As last call nears, the regular dancers at Visions aren’t coming on stage when called by the DJ. Jasmine appears to be the only dancer still working. She says she prefers to be on stage rather than do private dances for customers in the partitioned booths off to the side.
“I haven’t had a break all night but that’s okay. In the basement, where the dressing room is, everything is dirty and busted up. I don’t even want to sit down there,” says Jasmine. “There’s this shower that’s all stained like they’ve dumped mop water in it for years. Just standing water down there in one part. This place must have gone totally down the drain.”

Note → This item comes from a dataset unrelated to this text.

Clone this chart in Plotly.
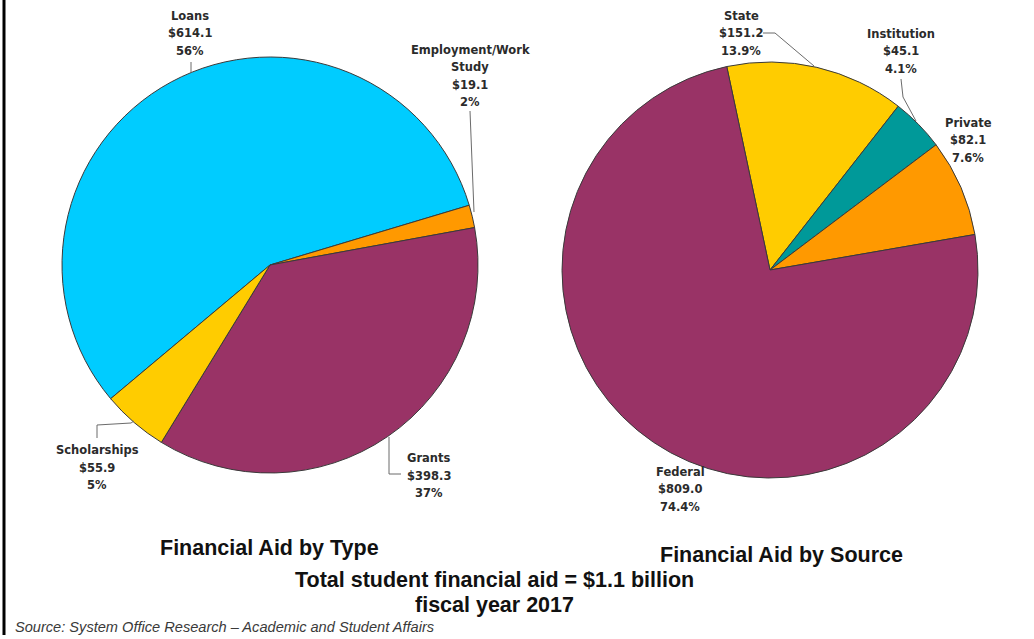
import plotly.graph_objects as go

# ---- data (millions of dollars, fiscal year 2017) ----
type_labels = ["Loans", "Employment/Work\nStudy", "Grants", "Scholarships"]
type_values = [614.1, 19.1, 398.3, 55.9]
type_colors = ["#00CCFF", "#FF9900", "#993366", "#FFCC00"]

source_labels = ["State", "Institution", "Private", "Federal"]
source_values = [151.2, 45.1, 82.1, 809.0]
source_colors = ["#FFCC00", "#009999", "#FF9900", "#993366"]

W, H = 1034, 639


def px(x):
    return x / W


def py(y):
    return 1 - y / H


# ---- pie geometry (pixels) ----
R = 208
left_c = (270, 265)
right_c = (770, 270)


def domain(c):
    return dict(x=[px(c[0] - R), px(c[0] + R)], y=[py(c[1] + R), py(c[1] - R)])


fig = go.Figure()
fig.add_trace(go.Pie(
    labels=[l.replace("\n", " ") for l in type_labels], values=type_values,
    sort=False, direction="clockwise", rotation=230,
    marker=dict(colors=type_colors, line=dict(color="#3a3a3a", width=1)),
    textinfo="none", hoverinfo="label+value+percent",
    domain=domain(left_c), showlegend=False,
))
fig.add_trace(go.Pie(
    labels=source_labels, values=source_values,
    sort=False, direction="clockwise", rotation=-12,
    marker=dict(colors=source_colors, line=dict(color="#3a3a3a", width=1)),
    textinfo="none", hoverinfo="label+value+percent",
    domain=domain(right_c), showlegend=False,
))

# ---- slice labels: name / amount / share, one annotation per line ----
LABEL_FONT = dict(family="DejaVu Sans", size=11.5, color="#2b2b2b", weight="bold")
STEP = 17.5

# (center x, first-line y) for each label block
type_label_pos = [(190, 16), (470, 50), (429, 458), (97, 450)]
source_label_pos = [(741, 16), (901, 34), (968, 123), (680, 472)]

annotations = []


def add_block(labels, values, pos, pct_fmt):
    total = sum(values)
    for name, v, (x, y) in zip(labels, values, pos):
        lines = name.split("\n") + [f"${v:.1f}", pct_fmt.format(100 * v / total)]
        for i, t in enumerate(lines):
            annotations.append(dict(
                x=px(x), y=py(y + i * STEP), xref="paper", yref="paper",
                text=t, showarrow=False, xanchor="center", yanchor="middle",
                font=LABEL_FONT,
            ))


add_block(type_labels, type_values, type_label_pos, "{:.0f}%")
add_block(source_labels, source_values, source_label_pos, "{:.1f}%")

# ---- leader lines (pixel waypoints) ----
leaders = [
    [(191, 62), (191, 73)],                     # Loans
    [(470, 111), (474, 212)],                   # Employment/Work Study
    [(97, 438), (97, 425), (131, 423), (134, 421)],  # Scholarships
    [(389, 437), (389, 474), (401, 474)],       # Grants
    [(763, 33), (775, 33), (814, 66)],          # State
    [(901, 79), (903, 97), (916, 121)],         # Institution
]
shapes = []
for pts in leaders:
    path = "M " + " L ".join(f"{px(x)},{py(y)}" for x, y in pts)
    shapes.append(dict(type="path", path=path, xref="paper", yref="paper",
                       line=dict(color="#6b6b6b", width=1)))

# left frame edge
shapes.append(dict(type="line", xref="paper", yref="paper",
                   x0=px(4), x1=px(4), y0=py(0), y1=py(635),
                   line=dict(color="#000000", width=3)))

# ---- titles and footnote ----
TITLE_FONT = dict(family="Liberation Sans", size=21.5, color="#111111", weight="bold")
titles = [
    ("Financial Aid by Type", 269, 548),
    ("Financial Aid by Source", 781, 555),
    ("Total student financial aid = $1.1 billion", 494, 580),
    ("fiscal year 2017", 494, 605),
]
for t, x, y in titles:
    annotations.append(dict(x=px(x), y=py(y), xref="paper", yref="paper", text=t,
                            showarrow=False, xanchor="center", yanchor="middle",
                            font=TITLE_FONT))

annotations.append(dict(
    x=px(13), y=py(627), xref="paper", yref="paper",
    text="Source: System Office Research \u2013 Academic and Student Affairs",
    showarrow=False, xanchor="left", yanchor="middle",
    font=dict(family="Liberation Sans", size=14.6, color="#3a3a3a", style="italic"),
))

fig.update_layout(
    width=W, height=H, autosize=False,
    margin=dict(l=0, r=0, t=0, b=0),
    paper_bgcolor="white", plot_bgcolor="white",
    annotations=annotations, shapes=shapes,
)

fig.write_html("out.html")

After tipping out the bartender and other staff, Jasmine ends the night with $500 in cash. She says it was physically exhausting but she doesn’t regret it. She might even try dancing at a different club. To her surprise, her first night as a stripper ended with performing the very last dance at Visions, to the Kiss song “Rock and Roll All Nite.”
“Thanks for stopping out at Visions for our very, very, very last fucking night,” booms the DJ after turning on the house lights. “Hope you had a good time. We’re closed.”
But before the crowd could leave, shouting erupts and two men are at each other’s throats. It’s not clear what started the altercation.
“I gotta go,” says one dancer as she heads downstairs. “Last time I was here somebody got shot.”
But people are unable to leave because the men fighting are blocking the exit. They spend 10 minutes shouting insults and are near fisticuffs. One of them is wearing a jacket with a large skull with glowing red eyes — the emblem of the Outlaws Motorcycle Club. He’s telling the other man to “get the fuck out.”
“Don’t put your hands on me, bro. I’m a grown-ass man.” the man shouts back.
“So act like it,” barks David Brown, the manager, as he cleans up behind the bar. He appears annoyed but not alarmed by the scene. The fight never comes to blows. It ends with an awkward hug after a prolonged session of staring each down. One patron, in his late 20s, remarks, “Nothing good happens after midnight.
“It isn’t a lie. Nothing ever does,” adds the young man. “So why am I here? Because I’m sad and lonely.”